Event Concluded

Dr. Gideon Rappaport will be discussing and signing copies of Hamlet: Edited and Annotated by Gideon Rappaport at La Jolla, California’s literary institution D.G. Wills Books.
When: Thursday, February 15, 7PM
Where: D.G. Wills Books, 7461 Girard Ave, La Jolla, CA
Though it is one of Shakespeare’s greatest and most beloved plays, Hamlet has been repeatedly misunderstood. This is partly because audience assumptions about the nature of reality have undergone huge changes between Shakespeare’s time and ours. In the name of those different assumptions, modern scholars, play directors, and film producers have often wrenched Shakespeare’s play out of its intended meaning. The result is that for most people what this great play is really about has been almost entirely obscured. Founded on the best scholarship of the past, William Shakespeare’s Hamlet not only provides precise glosses on the meanings of particular words and phrases as they would have been understood by Shakespeare’s audience and specific suggestions for actors and directors. More importantly, it clarifies the profound dramatic through-line of the play. The commentary in the annotation demonstrates that the story of Shakespeare’s Hamlet is not of a man “who could not make up his mind,” or who thinks too much to act, or who exhibits the relativity of all values, or who is Oedipally in love with his mother, or who melancholically wishes he were dead. These and other non-Shakespearean interpretations superimposed on the play in the last hundred years vanish into insignificance in the face of the actual story of Hamlet as revealed in the original meanings of its speeches and their interrelation. That story is of a man who, in a dangerous and paradoxical moral situation—which stands for the situation of every one of us—becomes guilty of a tragic moral fall and then undergoes a spiritual turning leading to redemption.
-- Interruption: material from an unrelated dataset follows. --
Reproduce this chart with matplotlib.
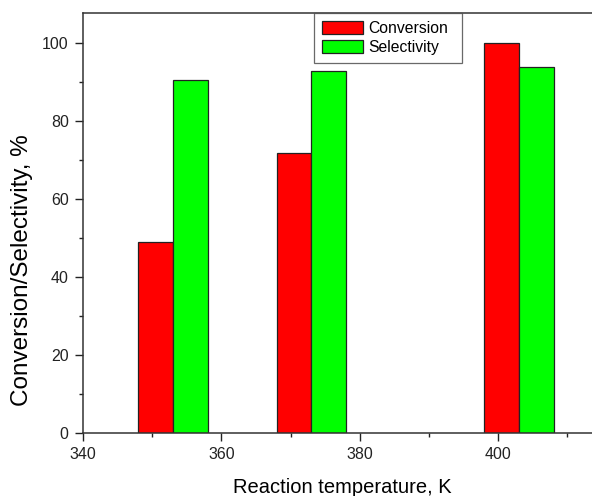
import matplotlib
matplotlib.use("Agg")
import matplotlib.pyplot as plt
from matplotlib.ticker import MultipleLocator

temperatures = [353, 373, 403]
conversion = [49.0, 71.9, 100.0]
selectivity = [90.6, 92.8, 93.9]
series_labels = ["Conversion", "Selectivity"]

plt.rcParams['font.family'] = ['Liberation Sans', 'DejaVu Sans']

fig = plt.figure(figsize=(5.92, 4.96), dpi=100)
ax = fig.add_axes([83/592, 63/496, 519/592, 420/496])

w = 5
ax.bar(temperatures, conversion, width=-w, align='edge', color='#ff0000',
       edgecolor='#222222', linewidth=0.9, label=series_labels[0])
ax.bar(temperatures, selectivity, width=w, align='edge', color='#00ff00',
       edgecolor='#222222', linewidth=0.9, label=series_labels[1])

ax.set_xlim(340, 415)
ax.set_ylim(0, 107.8)
ax.xaxis.set_major_locator(MultipleLocator(20))
ax.xaxis.set_minor_locator(MultipleLocator(10))
ax.yaxis.set_major_locator(MultipleLocator(20))
ax.yaxis.set_minor_locator(MultipleLocator(10))
ax.tick_params(which='major', direction='out', length=5.8, width=1, labelsize=11.5,
               colors='#222222', pad=4.5)
ax.tick_params(which='minor', direction='out', length=3.2, width=1, colors='#222222')
for s in ax.spines.values():
    s.set_linewidth(1.1)
    s.set_color('#333333')

ax.set_xlabel("Reaction temperature, K", fontsize=14.5)
ax.xaxis.set_label_coords((342 - 83) / 519, -(493 - 433) / 420)
ax.xaxis.label.set_va('baseline')
ax.set_ylabel("Conversion/Selectivity, %", fontsize=17.5)
ax.yaxis.set_label_coords(-(83 - 22) / 519, (433 - 270) / 420)
ax.yaxis.label.set_va('center')

x0 = (314 - 83) / 519
wl = (462 - 314) / 519
leg = ax.legend(loc='upper left', bbox_to_anchor=(x0, 0.0, wl, 1.0), mode='expand',
                fontsize=11.3, frameon=True, fancybox=False, edgecolor='#444444',
                borderpad=0.5, handlelength=2.65, handleheight=0.85, labelspacing=0.26,
                handletextpad=0.33, borderaxespad=0)
leg.get_frame().set_linewidth(0.9)

fig.savefig("out.png", dpi=100)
Gideon Rappaport has an honors B.A. in Literature and History from Cowell College, University of California at Santa Cruz, and an M.A. and Ph.D. in British and American Literature from Brandeis University. He has taught Shakespeare, British Literature, and Humanities at Hamilton College, SUNY Cortland, Concordia University, and the University of New Hampshire, and at The Bishop’s School and La Jolla Country Day School in La Jolla, California. His many articles, reviews and books include Appreciating Shakespeare, which can also be heard as a podcast on Buzzsprout at “Appreciating Shakespeare with Doctor Rap.” Rappaport has also served as theatrical dramaturge for professional theaters including the Old Globe Theatre, the California Shakespeare Festival, the British-American Youth Festival Theatre, the San Diego Repertory Theatre, the North Coast Repertory Theatre, the Intrepid Theatre, the Moonlight, the Poor Players, the New Fortune Theatre Company, and the Coronado Community Theatre, and the San Diego Shakespeare Society, as well as school productions at The Bishop’s School and La Jolla Country Day School. He has lectured on Shakespeare for continued learning programs at University of California at San Diego and University of San Diego, for the Honors Seminars of the San Diego City Schools, Friends of the Library in several cities, the San Diego Shakespeare Society, and conventions of the National Association of Independent Schools and the California Association of Independent Schools.